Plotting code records
= = =
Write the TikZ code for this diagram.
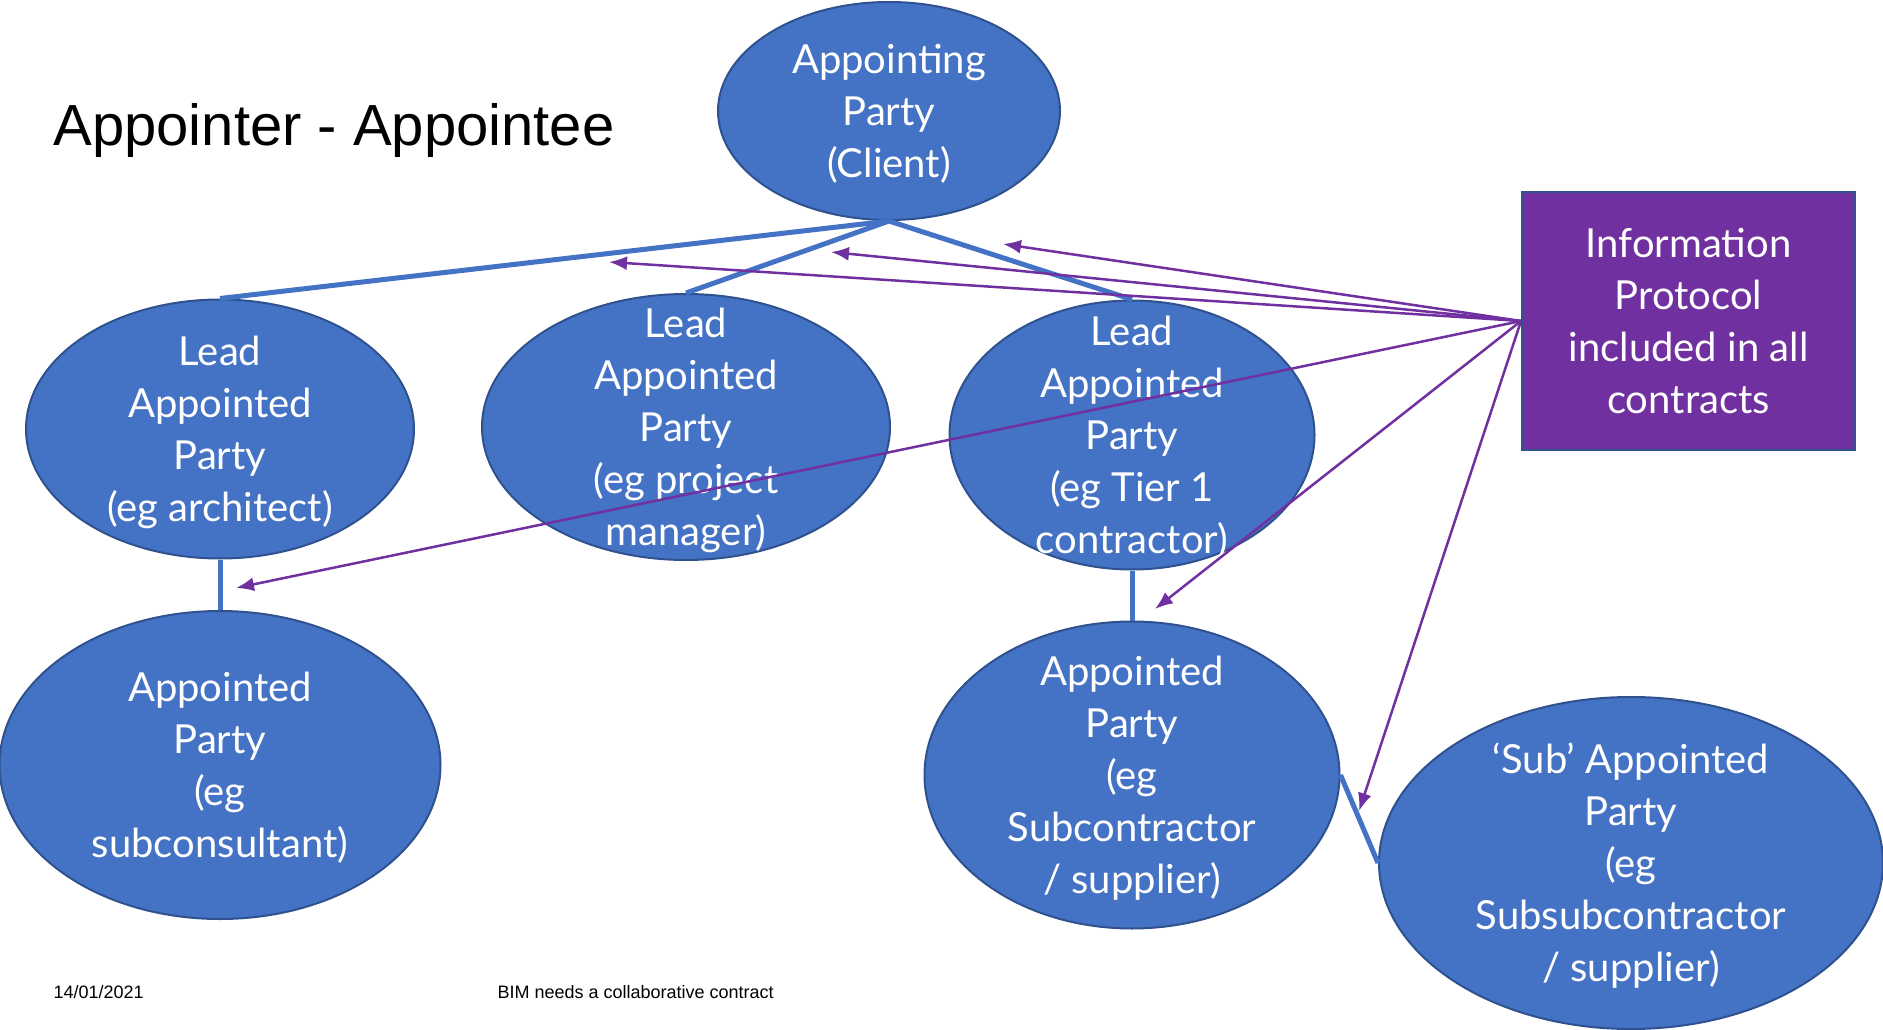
\documentclass[tikz,border=0pt]{standalone}
\usepackage{fontspec}
\usepackage{xcolor}
\usepackage{tikz}
\usetikzlibrary{shapes.geometric}
\usetikzlibrary{arrows.meta}
\setmainfont{Liberation Sans}
\newfontfamily\partyfont{Lato}
\definecolor{partyblue}{HTML}{4472C4}
\definecolor{edgeblue}{HTML}{2F528F}
\definecolor{protocolpurple}{HTML}{7030A0}
\tikzstyle{party}=[ellipse, draw=edgeblue, line width=2pt, fill=partyblue, inner sep=0pt]
\tikzstyle{partytext}=[text=white, align=center, inner sep=0pt, font=\partyfont\fontsize{40}{52}\selectfont]
\tikzstyle{partylabel}=[partytext, yshift=-3pt]
\tikzstyle{link}=[partyblue, line width=5pt]
\tikzstyle{protocol}=[->, protocolpurple, line width=2.5pt]

\begin{document}
\begin{tikzpicture}[x=1pt, y=-1pt, >={Latex[length=18pt,width=14pt]}]
                \useasboundingbox (0,0) rectangle (1883,1030);
                \node [anchor=base west, font=\fontsize{58}{70}\selectfont] (title) at (50,146) {Appointer - Appointee};
                % parties
                \node [party, minimum width=342pt, minimum height=218pt] (client) at (889,111) {};
                \node [party, minimum width=388pt, minimum height=259pt] (arch) at (220,429) {};
                \node [party, minimum width=408pt, minimum height=266pt] (pm) at (686,427) {};
                \node [party, minimum width=365pt, minimum height=269pt] (tier) at (1132,435) {};
                \node [party, minimum width=441pt, minimum height=308pt] (subcons) at (220,765) {};
                \node [party, minimum width=415pt, minimum height=307pt] (subcon) at (1132,775) {};
                \node [party, minimum width=504pt, minimum height=332pt] (subsub) at (1631,863) {};
                \node [partylabel] (client-t) at (client) {Appointing\\Party\\(Client)};
                \node [partylabel] (arch-t) at (arch) {Lead\\Appointed\\Party\\(eg architect)};
                \node [partylabel] (pm-t) at (pm) {Lead\\Appointed\\Party\\(eg project\\manager)};
                \node [partylabel] (tier-t) at (tier) {Lead\\Appointed\\Party\\(eg Tier 1\\contractor)};
                \node [partylabel] (subcons-t) at (subcons) {Appointed\\Party\\(eg\\subconsultant)};
                \node [partylabel] (subcon-t) at (subcon) {Appointed\\Party\\(eg\\Subcontractor\\/ supplier)};
                \node [partylabel] (subsub-t) at (subsub) {‘Sub’ Appointed\\Party\\(eg\\Subsubcontractor\\/ supplier)};
                \node [rectangle, draw=edgeblue, line width=2pt, fill=protocolpurple, minimum width=333pt, minimum height=258pt, partytext] (info) at (1688.5,321) {Information\\Protocol\\included in all\\contracts};
                % appointments
                \draw [link] (client.south) -- (arch.north);
                \draw [link] (client.south) -- (pm.north);
                \draw [link] (client.south) -- (tier.north);
                \draw [link] (arch.south) -- (subcons.north);
                \draw [link] (tier.south) -- (subcon.north);
                \draw [link] (subcon.east) -- (subsub.west);
                % information protocol
                \coordinate (tipA) at (1003,244);
                \coordinate (tipB) at (831,252);
                \coordinate (tipC) at (609,262);
                \coordinate (tipD) at (236,588);
                \coordinate (tipE) at (1155,609);
                \coordinate (tipF) at (1359,811);
                \draw [protocol] (info.west) -- (tipA);
                \draw [protocol] (info.west) -- (tipB);
                \draw [protocol] (info.west) -- (tipC);
                \draw [protocol] (info.west) -- (tipD);
                \draw [protocol] (info.west) -- (tipE);
                \draw [protocol] (info.west) -- (tipF);
                % footer
                \node [anchor=base west, font=\fontsize{18}{22}\selectfont] (date) at (50,998) {14/01/2021};
                \node [anchor=base west, font=\fontsize{18}{22}\selectfont] (footer) at (494,998) {BIM needs a collaborative contract};
            \end{tikzpicture}
\end{document}
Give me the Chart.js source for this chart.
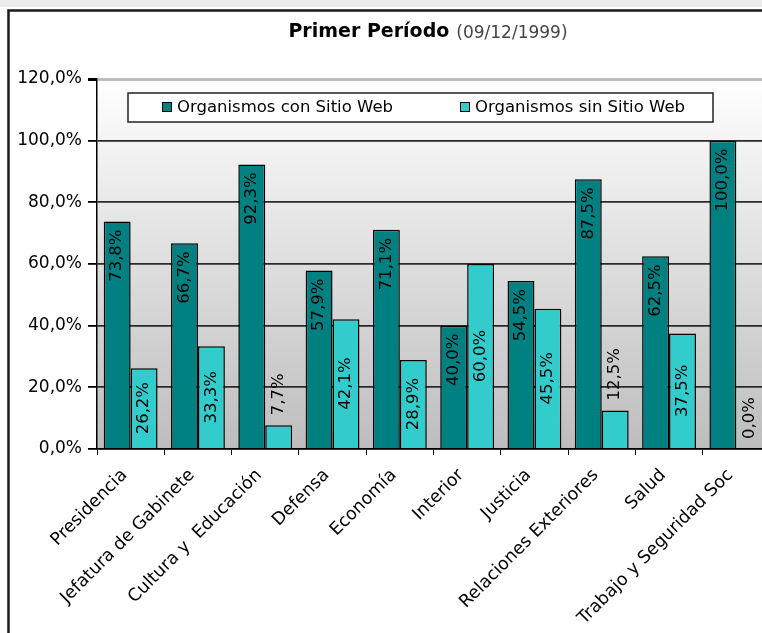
<!DOCTYPE html>
<html>
<head>
<meta charset="utf-8">
<title>Primer Período</title>
<script src="https://cdn.jsdelivr.net/npm/chart.js@4.4.1/dist/chart.umd.min.js"></script>
<style>
  html, body { margin: 0; padding: 0; background: #fff; overflow: hidden; }
  #wrap { width: 762px; height: 633px; overflow: hidden; }
  canvas { display: block; }
</style>
</head>
<body>
<div id="wrap"><canvas id="chart" width="790" height="633"></canvas></div>
<script>
const categories = [
  "Presidencia", "Jefatura de Gabinete", "Cultura y  Educación", "Defensa", "Economía",
  "Interior", "Justicia", "Relaciones Exteriores", "Salud", "Trabajo y Seguridad Soc"
];
const conSitio = [73.8, 66.7, 92.3, 57.9, 71.1, 40.0, 54.5, 87.5, 62.5, 100.0];
const sinSitio = [26.2, 33.3, 7.7, 42.1, 28.9, 60.0, 45.5, 12.5, 37.5, 0.0];
const seriesNames = ["Organismos con Sitio Web", "Organismos sin Sitio Web"];
const titleMain = "Primer Período";
const titleDate = "(09/12/1999)";

const FONT = "'DejaVu Sans', sans-serif";
const fmt = v => v.toFixed(1).replace(".", ",") + "%";

// fondo, marco, titulo y area con degradado
const backdrop = {
  id: "backdrop",
  beforeDraw(chart) {
    const { ctx, chartArea: a, width, height } = chart;
    ctx.save();
    ctx.fillStyle = "#ffffff";
    ctx.fillRect(0, 0, width, height);
    ctx.fillStyle = "#ececec";
    ctx.fillRect(0, 0, width, 7);

    const g = ctx.createLinearGradient(0, a.top, 0, a.bottom);
    g.addColorStop(0, "#ffffff");
    g.addColorStop(1, "#bdbdbd");
    ctx.fillStyle = g;
    ctx.fillRect(a.left, a.top, a.right - a.left, a.bottom - a.top);

    ctx.strokeStyle = "#1a1a1a";
    ctx.lineWidth = 2.5;
    ctx.beginPath();
    ctx.moveTo(width, 10.5);
    ctx.lineTo(8.5, 10.5);
    ctx.lineTo(8.5, height);
    ctx.stroke();

    // titulo
    ctx.textBaseline = "middle";
    ctx.font = "bold 19px " + FONT;
    const w1 = ctx.measureText(titleMain).width;
    ctx.font = "17px " + FONT;
    const w2 = ctx.measureText(titleDate).width;
    const x0 = 428 - (w1 + 7 + w2) / 2;
    ctx.textAlign = "left";
    ctx.font = "bold 19px " + FONT;
    ctx.fillStyle = "#000";
    ctx.fillText(titleMain, x0, 32);
    ctx.font = "17px " + FONT;
    ctx.fillStyle = "#444";
    ctx.fillText(titleDate, x0 + w1 + 7, 34);
    ctx.restore();
  }
};

// leyenda dentro del area
const boxLegend = {
  id: "boxLegend",
  afterDatasetsDraw(chart) {
    const { ctx } = chart;
    ctx.save();
    ctx.fillStyle = "#fff";
    ctx.fillRect(128, 93, 585, 29);
    ctx.strokeStyle = "#222";
    ctx.lineWidth = 1.5;
    ctx.strokeRect(128, 93, 585, 29);
    const xs = [162, 460];
    ctx.font = "16.5px " + FONT;
    ctx.textBaseline = "middle";
    ctx.textAlign = "left";
    chart.data.datasets.forEach((ds, i) => {
      ctx.fillStyle = ds.backgroundColor;
      ctx.fillRect(xs[i], 102, 10, 10);
      ctx.strokeStyle = "#000";
      ctx.lineWidth = 1;
      ctx.strokeRect(xs[i] + 0.5, 102.5, 9, 9);
      ctx.fillStyle = "#000";
      ctx.fillText(ds.label, xs[i] + 15, 108);
    });
    ctx.restore();
  }
};

// etiquetas de valor verticales
const valueLabels = {
  id: "valueLabels",
  afterDatasetsDraw(chart) {
    const { ctx } = chart;
    ctx.save();
    ctx.font = "16.5px " + FONT;
    ctx.fillStyle = "#000";
    ctx.textBaseline = "middle";
    chart.data.datasets.forEach((ds, di) => {
      const meta = chart.getDatasetMeta(di);
      meta.data.forEach((bar, i) => {
        const txt = fmt(ds.data[i]);
        const tw = ctx.measureText(txt).width;
        const top = bar.y, base = bar.base;
        ctx.save();
        if (di === 0) {
          ctx.translate(bar.x, top + 8);
          ctx.rotate(-Math.PI / 2);
          ctx.textAlign = "right";
        } else if (base - top > tw + 10) {
          ctx.translate(bar.x, (top + base) / 2);
          ctx.rotate(-Math.PI / 2);
          ctx.textAlign = "center";
        } else {
          ctx.translate(bar.x, top - 10);
          ctx.rotate(-Math.PI / 2);
          ctx.textAlign = "left";
        }
        ctx.fillText(txt, 0, 0);
        ctx.restore();
      });
    });
    ctx.restore();
  }
};

new Chart(document.getElementById("chart"), {
  type: "bar",
  data: {
    labels: categories,
    datasets: [
      {
        label: seriesNames[0],
        data: conSitio,
        backgroundColor: "#008080",
        borderColor: "#000",
        borderWidth: 1.5,
        categoryPercentage: 0.8,
        barPercentage: 1.0
      },
      {
        label: seriesNames[1],
        data: sinSitio,
        backgroundColor: "#33cccc",
        borderColor: "#000",
        borderWidth: 1.5,
        categoryPercentage: 0.8,
        barPercentage: 1.0
      }
    ]
  },
  options: {
    responsive: false,
    animation: false,
    layout: { padding: { top: 79, right: 20, bottom: 0, left: 0 } },
    plugins: {
      legend: { display: false },
      title: { display: false },
      tooltip: { enabled: false }
    },
    scales: {
      x: {
        grid: {
          drawOnChartArea: false,
          drawTicks: true,
          tickLength: 6,
          tickColor: "#000",
          offset: true
        },
        border: { color: "#000", width: 1.5 },
        ticks: {
          color: "#000",
          font: { family: "DejaVu Sans", size: 17.5 },
          minRotation: 45,
          maxRotation: 45,
          padding: 10,
          labelOffset: -6,
          autoSkip: false
        },
        afterFit(scale) { scale.height = 184; }
      },
      y: {
        min: 0,
        max: 120,
        ticks: {
          stepSize: 20,
          color: "#000",
          font: { family: "DejaVu Sans", size: 17 },
          padding: 6,
          callback: v => fmt(v)
        },
        grid: {
          color: c => (c.tick && c.tick.value === 120 ? "#bdbdbd" : "#2a2a2a"),
          lineWidth: c => (c.tick && c.tick.value === 120 ? 3 : 1.8),
          tickColor: "#000",
          tickLength: 9
        },
        border: { color: "#000", width: 1.5 },
        afterFit(scale) { scale.width = 97; }
      }
    }
  },
  plugins: [backdrop, valueLabels, boxLegend]
});
</script>
</body>
</html>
= = =
* [Given request]: Nothing but the lines above, starting at the line that contains "Give me the Chart.js source for this chart." and ending at the line that contains "ctx.stroke();", should be given again, exactly and without the pictures.

* [Task solution]:
Give me the Chart.js source for this chart.
<!DOCTYPE html>
<html>
<head>
<meta charset="utf-8">
<title>Primer Período</title>
<script src="https://cdn.jsdelivr.net/npm/chart.js@4.4.1/dist/chart.umd.min.js"></script>
<style>
  html, body { margin: 0; padding: 0; background: #fff; overflow: hidden; }
  #wrap { width: 762px; height: 633px; overflow: hidden; }
  canvas { display: block; }
</style>
</head>
<body>
<div id="wrap"><canvas id="chart" width="790" height="633"></canvas></div>
<script>
const categories = [
  "Presidencia", "Jefatura de Gabinete", "Cultura y  Educación", "Defensa", "Economía",
  "Interior", "Justicia", "Relaciones Exteriores", "Salud", "Trabajo y Seguridad Soc"
];
const conSitio = [73.8, 66.7, 92.3, 57.9, 71.1, 40.0, 54.5, 87.5, 62.5, 100.0];
const sinSitio = [26.2, 33.3, 7.7, 42.1, 28.9, 60.0, 45.5, 12.5, 37.5, 0.0];
const seriesNames = ["Organismos con Sitio Web", "Organismos sin Sitio Web"];
const titleMain = "Primer Período";
const titleDate = "(09/12/1999)";

const FONT = "'DejaVu Sans', sans-serif";
const fmt = v => v.toFixed(1).replace(".", ",") + "%";

// fondo, marco, titulo y area con degradado
const backdrop = {
  id: "backdrop",
  beforeDraw(chart) {
    const { ctx, chartArea: a, width, height } = chart;
    ctx.save();
    ctx.fillStyle = "#ffffff";
    ctx.fillRect(0, 0, width, height);
    ctx.fillStyle = "#ececec";
    ctx.fillRect(0, 0, width, 7);

    const g = ctx.createLinearGradient(0, a.top, 0, a.bottom);
    g.addColorStop(0, "#ffffff");
    g.addColorStop(1, "#bdbdbd");
    ctx.fillStyle = g;
    ctx.fillRect(a.left, a.top, a.right - a.left, a.bottom - a.top);

    ctx.strokeStyle = "#1a1a1a";
    ctx.lineWidth = 2.5;
    ctx.beginPath();
    ctx.moveTo(width, 10.5);
    ctx.lineTo(8.5, 10.5);
    ctx.lineTo(8.5, height);
    ctx.stroke();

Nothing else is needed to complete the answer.